In 1957, physicists Murray Gell-Mann and Arthur H. Rosenfeld published a paper that reviewed theory and experiments involving particles known as hyperons and heavy mesons. The paper was associated with an unpublished technical report listing the data associated with all the elementary particles known at that time. Meanwhile, Matts Roos of the Nordic Institute for Theoretical Physics was compiling his own list of particle data. In 1964 the two publications merged. Over the course of sixty years, the Review has grown from a few dozen pages to nearly two-thousand, with 227 authors adding new data from 758 papers reporting 2,783 measurements for the 2018 edition.

“I am very pleased that the Particle Data Group has selected Physical Review D to publish the latest edition of the Review of Particle Physics,” said APS Editor in Chief Michael Thoennessen. “These reviews continue to be an indispensable resource for the particle physics community. Having the 60th anniversary issue published in Physical Review is certainly an honor.”

The Review has been published in a variety of leading physics journals in the U.S, Europe, and China. The publication this year in the journal Physical Review D is the 20th time the Review has appeared in a journal of the APS.

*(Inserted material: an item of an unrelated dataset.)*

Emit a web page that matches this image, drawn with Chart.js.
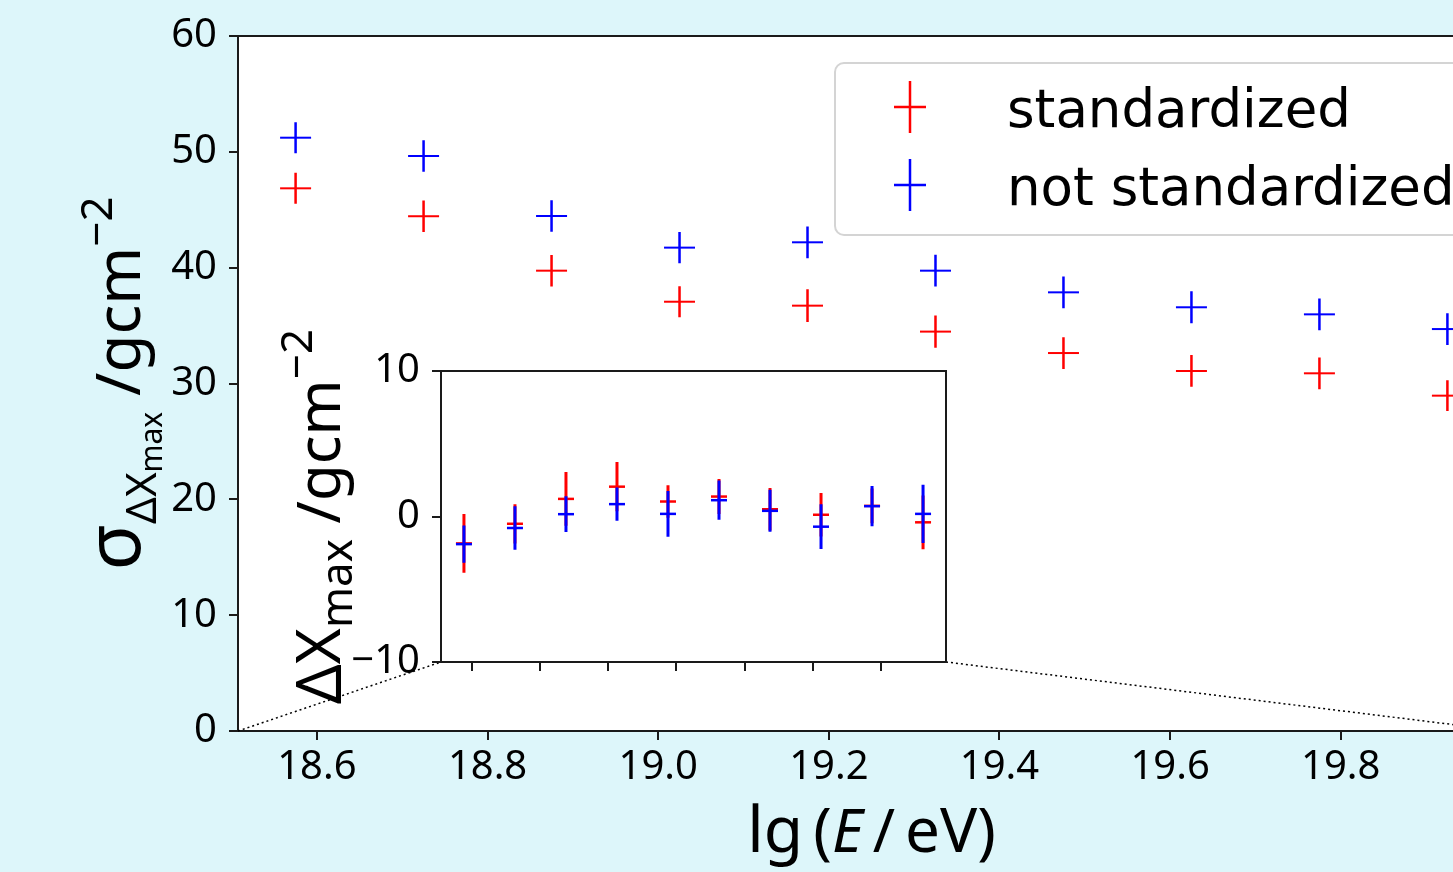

“I am delighted that this year's Review of Particle Physics will appear in such a renowned journal,” said Juerg Beringer of Berkeley Lab, who has led PDG since 2016. "The fact that this year also marks the 125th anniversary of the first publication of Physical Review makes this particularly special."

The most recent, complete edition is available online in Physical Review D and through the PDG website. However, the PDG Book, which contains the Summary Tables and all of the full review articles, and a 260-page PDG Booklet will be available in print.

"The booklet has been stripped down to summary tables and the most relevant formulas, tables, and figures to make it as small as possible," Beringer said.

In total, the Review of Particle Physics includes 41,371 measurements. Frequent references to the data in its pages ensure that the Review is the most cited physics publication in the world, with more than two-thousand citations annually.